> _TASK STATEMENT_
Transcribe every line exactly and omit anything that is a picture.
+ + + +
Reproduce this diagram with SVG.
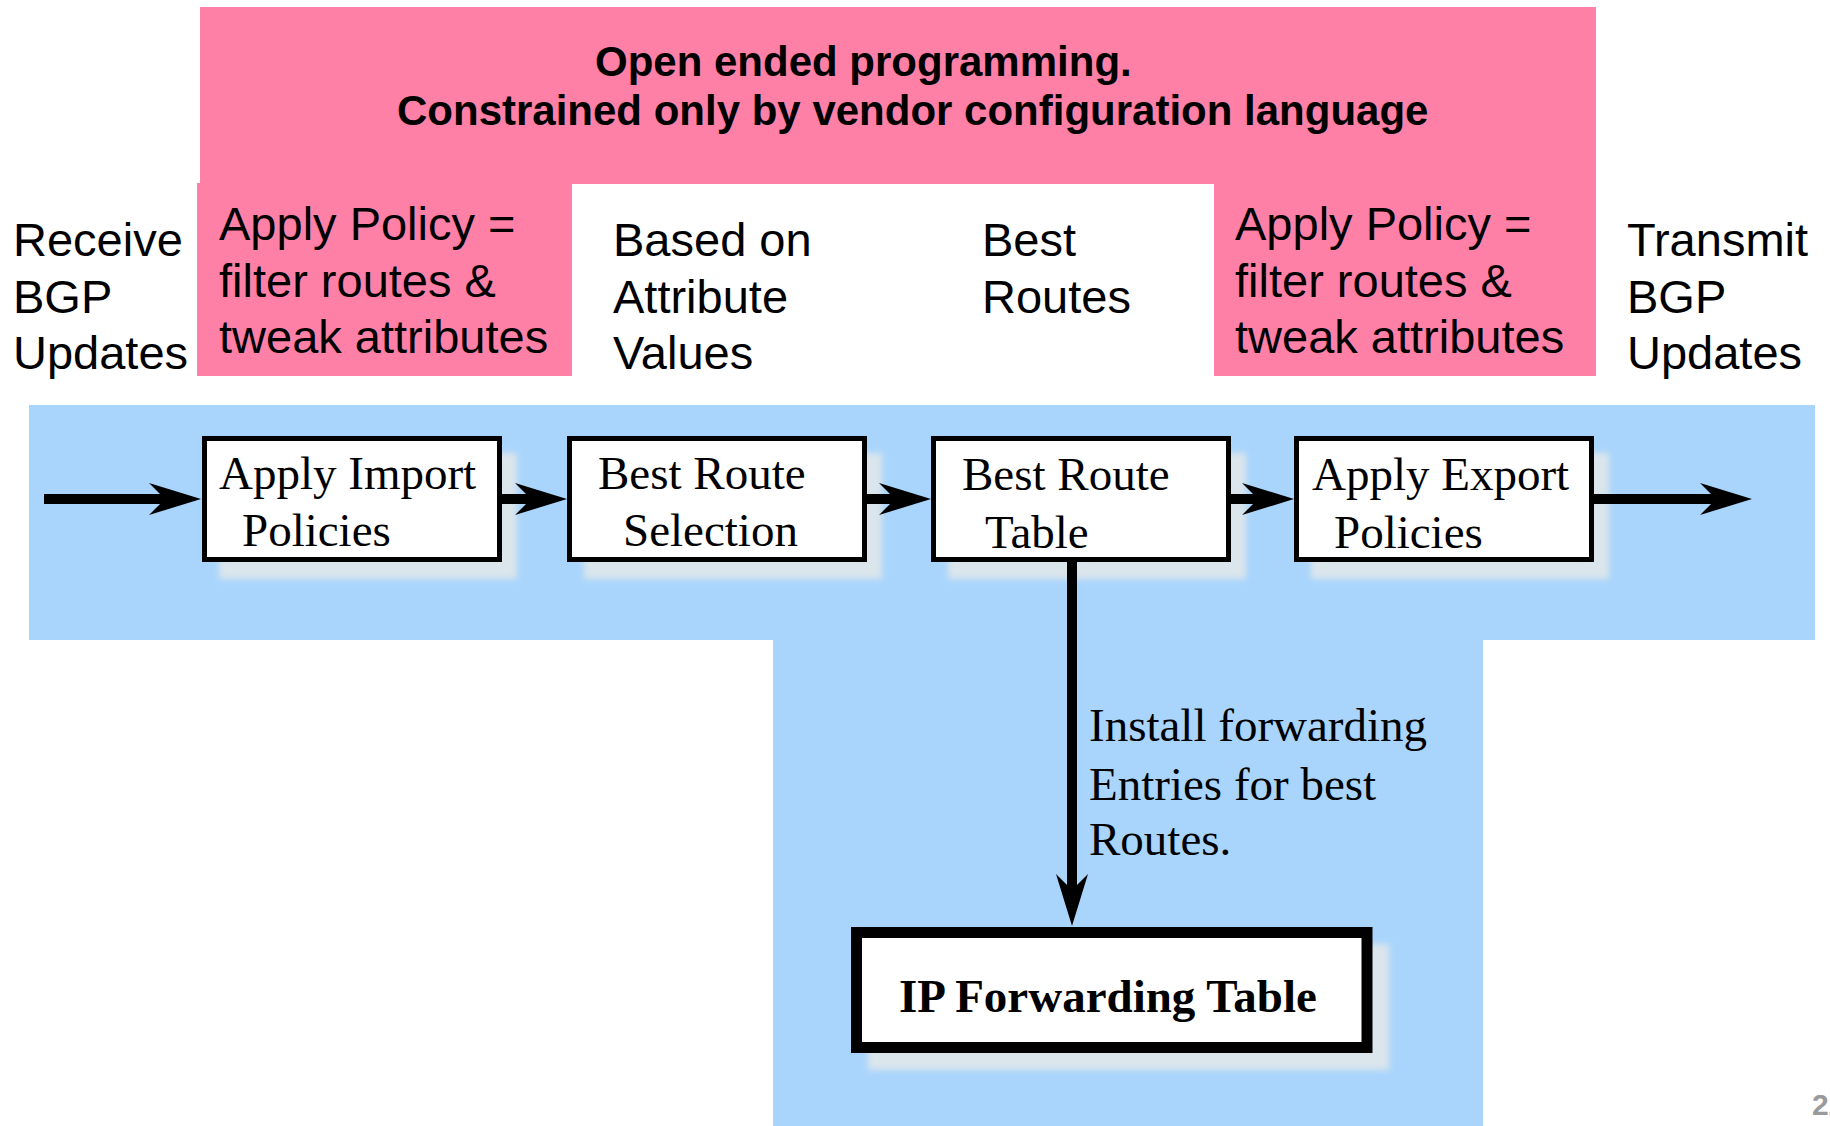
<svg xmlns="http://www.w3.org/2000/svg" width="1830" height="1126" viewBox="0 0 1830 1126">
<style>
.sans{font-family:"Liberation Sans",Arial,sans-serif;font-size:47px;fill:#000}
.hdr{font-family:"Liberation Sans",Arial,sans-serif;font-size:42px;font-weight:bold;fill:#000}
.serif{font-family:"Liberation Serif","Times New Roman",serif;font-size:47px;fill:#000}
.box{fill:#fff;stroke:#000;stroke-width:5}
.shadow{fill:#dbe5ec;filter:url(#blur)}
.pink{fill:#ff80a7}
.blue{fill:#a9d5fc}
.conn{stroke:#000;stroke-width:10;fill:none;marker-end:url(#ah)}
</style>
<defs>
<filter id="blur" x="-10%" y="-20%" width="120%" height="140%"><feGaussianBlur stdDeviation="3"/></filter>
<marker id="ah" markerUnits="userSpaceOnUse" viewBox="-25 -18 60 36" markerWidth="60" markerHeight="36" refX="0" refY="0" orient="auto">
<path d="M30,0 L-22,-16 L-6,0 L-22,16 Z" fill="#000"/>
</marker>
</defs>
<rect width="1830" height="1126" fill="#fff"/>
<g id="pink-regions">
<rect class="pink" x="200" y="7" width="1396" height="177"/>
<rect class="pink" x="197" y="183" width="375" height="193"/>
<rect class="pink" x="1214" y="183" width="382" height="193"/>
</g>
<g id="blue-regions">
<rect class="blue" x="29" y="405" width="1786" height="235"/>
<rect class="blue" x="773" y="639" width="710" height="487"/>
</g>
<g id="header-text">
<text class="hdr" x="595" y="76">Open ended programming.</text>
<text class="hdr" x="397" y="125">Constrained only by vendor configuration language</text>
</g>
<g id="label-receive">
<text class="sans" x="13" y="256">Receive</text>
<text class="sans" x="13" y="313">BGP</text>
<text class="sans" x="13" y="369">Updates</text>
</g>
<g id="label-import-policy">
<text class="sans" x="219" y="240">Apply Policy =</text>
<text class="sans" x="219" y="297">filter routes &amp;</text>
<text class="sans" x="219" y="353">tweak attributes</text>
</g>
<g id="label-based-on">
<text class="sans" x="613" y="256">Based on</text>
<text class="sans" x="613" y="313">Attribute</text>
<text class="sans" x="613" y="369">Values</text>
</g>
<g id="label-best-routes">
<text class="sans" x="982" y="256">Best</text>
<text class="sans" x="982" y="313">Routes</text>
</g>
<g id="label-export-policy">
<text class="sans" x="1235" y="240">Apply Policy =</text>
<text class="sans" x="1235" y="297">filter routes &amp;</text>
<text class="sans" x="1235" y="353">tweak attributes</text>
</g>
<g id="label-transmit">
<text class="sans" x="1627" y="256">Transmit</text>
<text class="sans" x="1627" y="313">BGP</text>
<text class="sans" x="1627" y="369">Updates</text>
</g>
<g id="node-import">
<rect class="shadow" x="219" y="453" width="298" height="126"/>
<rect class="box" x="204.5" y="438.5" width="295" height="121"/>
<text class="serif" x="219" y="489">Apply Import</text>
<text class="serif" x="242" y="546">Policies</text>
</g>
<g id="node-selection">
<rect class="shadow" x="584" y="453" width="298" height="126"/>
<rect class="box" x="569.5" y="438.5" width="295" height="121"/>
<text class="serif" x="598" y="489">Best Route</text>
<text class="serif" x="623" y="546">Selection</text>
</g>
<g id="node-table">
<rect class="shadow" x="948" y="453" width="298" height="126"/>
<rect class="box" x="933.5" y="438.5" width="295" height="121"/>
<text class="serif" x="962" y="490">Best Route</text>
<text class="serif" x="985" y="548">Table</text>
</g>
<g id="node-export">
<rect class="shadow" x="1311" y="453" width="298" height="126"/>
<rect class="box" x="1296.5" y="438.5" width="295" height="121"/>
<text class="serif" x="1312" y="490">Apply Export</text>
<text class="serif" x="1334" y="548">Policies</text>
</g>
<g id="node-fib">
<rect class="shadow" x="868" y="944" width="521" height="126"/>
<rect x="856.5" y="932.5" width="510.5" height="115" fill="#fff" stroke="#000" stroke-width="11"/>
<text class="serif" x="899" y="1012" font-weight="bold">IP Forwarding Table</text>
</g>
<g id="connectors">
<line class="conn" x1="44" y1="499" x2="171" y2="499"/>
<line class="conn" x1="502" y1="499" x2="537" y2="499"/>
<line class="conn" x1="866" y1="499" x2="901" y2="499"/>
<line class="conn" x1="1230" y1="499" x2="1264" y2="499"/>
<line class="conn" x1="1594" y1="499" x2="1722" y2="499"/>
<line class="conn" x1="1072" y1="562" x2="1072" y2="896"/>
<text class="serif" x="1089" y="741">Install forwarding</text>
<text class="serif" x="1089" y="800">Entries for best</text>
<text class="serif" x="1089" y="855">Routes.</text>
</g>
<text x="1812" y="1115" font-family="Liberation Sans,Arial,sans-serif" font-size="30" font-weight="bold" fill="#9a9a9a">22</text>
</svg>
+ + + +
> _OUTPUT BELOW_
Reproduce this diagram with SVG.
<svg xmlns="http://www.w3.org/2000/svg" width="1830" height="1126" viewBox="0 0 1830 1126">
<style>
.sans{font-family:"Liberation Sans",Arial,sans-serif;font-size:47px;fill:#000}
.hdr{font-family:"Liberation Sans",Arial,sans-serif;font-size:42px;font-weight:bold;fill:#000}
.serif{font-family:"Liberation Serif","Times New Roman",serif;font-size:47px;fill:#000}
.box{fill:#fff;stroke:#000;stroke-width:5}
.shadow{fill:#dbe5ec;filter:url(#blur)}
.pink{fill:#ff80a7}
.blue{fill:#a9d5fc}
.conn{stroke:#000;stroke-width:10;fill:none;marker-end:url(#ah)}
</style>
<defs>
<filter id="blur" x="-10%" y="-20%" width="120%" height="140%"><feGaussianBlur stdDeviation="3"/></filter>
<marker id="ah" markerUnits="userSpaceOnUse" viewBox="-25 -18 60 36" markerWidth="60" markerHeight="36" refX="0" refY="0" orient="auto">
<path d="M30,0 L-22,-16 L-6,0 L-22,16 Z" fill="#000"/>
</marker>
</defs>
<rect width="1830" height="1126" fill="#fff"/>
<g id="pink-regions">
<rect class="pink" x="200" y="7" width="1396" height="177"/>
<rect class="pink" x="197" y="183" width="375" height="193"/>
<rect class="pink" x="1214" y="183" width="382" height="193"/>
</g>
<g id="blue-regions">
<rect class="blue" x="29" y="405" width="1786" height="235"/>
<rect class="blue" x="773" y="639" width="710" height="487"/>
</g>
<g id="header-text">
<text class="hdr" x="595" y="76">Open ended programming.</text>
<text class="hdr" x="397" y="125">Constrained only by vendor configuration language</text>
</g>
<g id="label-receive">
<text class="sans" x="13" y="256">Receive</text>
<text class="sans" x="13" y="313">BGP</text>
<text class="sans" x="13" y="369">Updates</text>
</g>
<g id="label-import-policy">
<text class="sans" x="219" y="240">Apply Policy =</text>
<text class="sans" x="219" y="297">filter routes &amp;</text>
<text class="sans" x="219" y="353">tweak attributes</text>
</g>
<g id="label-based-on">
<text class="sans" x="613" y="256">Based on</text>
<text class="sans" x="613" y="313">Attribute</text>
<text class="sans" x="613" y="369">Values</text>
</g>
<g id="label-best-routes">
<text class="sans" x="982" y="256">Best</text>
<text class="sans" x="982" y="313">Routes</text>
</g>
<g id="label-export-policy">
<text class="sans" x="1235" y="240">Apply Policy =</text>
<text class="sans" x="1235" y="297">filter routes &amp;</text>
<text class="sans" x="1235" y="353">tweak attributes</text>
</g>
<g id="label-transmit">
<text class="sans" x="1627" y="256">Transmit</text>
<text class="sans" x="1627" y="313">BGP</text>
<text class="sans" x="1627" y="369">Updates</text>
</g>
<g id="node-import">
<rect class="shadow" x="219" y="453" width="298" height="126"/>
<rect class="box" x="204.5" y="438.5" width="295" height="121"/>
<text class="serif" x="219" y="489">Apply Import</text>
<text class="serif" x="242" y="546">Policies</text>
</g>
<g id="node-selection">
<rect class="shadow" x="584" y="453" width="298" height="126"/>
<rect class="box" x="569.5" y="438.5" width="295" height="121"/>
<text class="serif" x="598" y="489">Best Route</text>
<text class="serif" x="623" y="546">Selection</text>
</g>
<g id="node-table">
<rect class="shadow" x="948" y="453" width="298" height="126"/>
<rect class="box" x="933.5" y="438.5" width="295" height="121"/>
<text class="serif" x="962" y="490">Best Route</text>
<text class="serif" x="985" y="548">Table</text>
</g>
<g id="node-export">
<rect class="shadow" x="1311" y="453" width="298" height="126"/>
<rect class="box" x="1296.5" y="438.5" width="295" height="121"/>
<text class="serif" x="1312" y="490">Apply Export</text>
<text class="serif" x="1334" y="548">Policies</text>
</g>
<g id="node-fib">
<rect class="shadow" x="868" y="944" width="521" height="126"/>
<rect x="856.5" y="932.5" width="510.5" height="115" fill="#fff" stroke="#000" stroke-width="11"/>
<text class="serif" x="899" y="1012" font-weight="bold">IP Forwarding Table</text>
</g>
<g id="connectors">
<line class="conn" x1="44" y1="499" x2="171" y2="499"/>
<line class="conn" x1="502" y1="499" x2="537" y2="499"/>
<line class="conn" x1="866" y1="499" x2="901" y2="499"/>
<line class="conn" x1="1230" y1="499" x2="1264" y2="499"/>
<line class="conn" x1="1594" y1="499" x2="1722" y2="499"/>
<line class="conn" x1="1072" y1="562" x2="1072" y2="896"/>
<text class="serif" x="1089" y="741">Install forwarding</text>
<text class="serif" x="1089" y="800">Entries for best</text>
<text class="serif" x="1089" y="855">Routes.</text>
</g>
<text x="1812" y="1115" font-family="Liberation Sans,Arial,sans-serif" font-size="30" font-weight="bold" fill="#9a9a9a">22</text>
</svg>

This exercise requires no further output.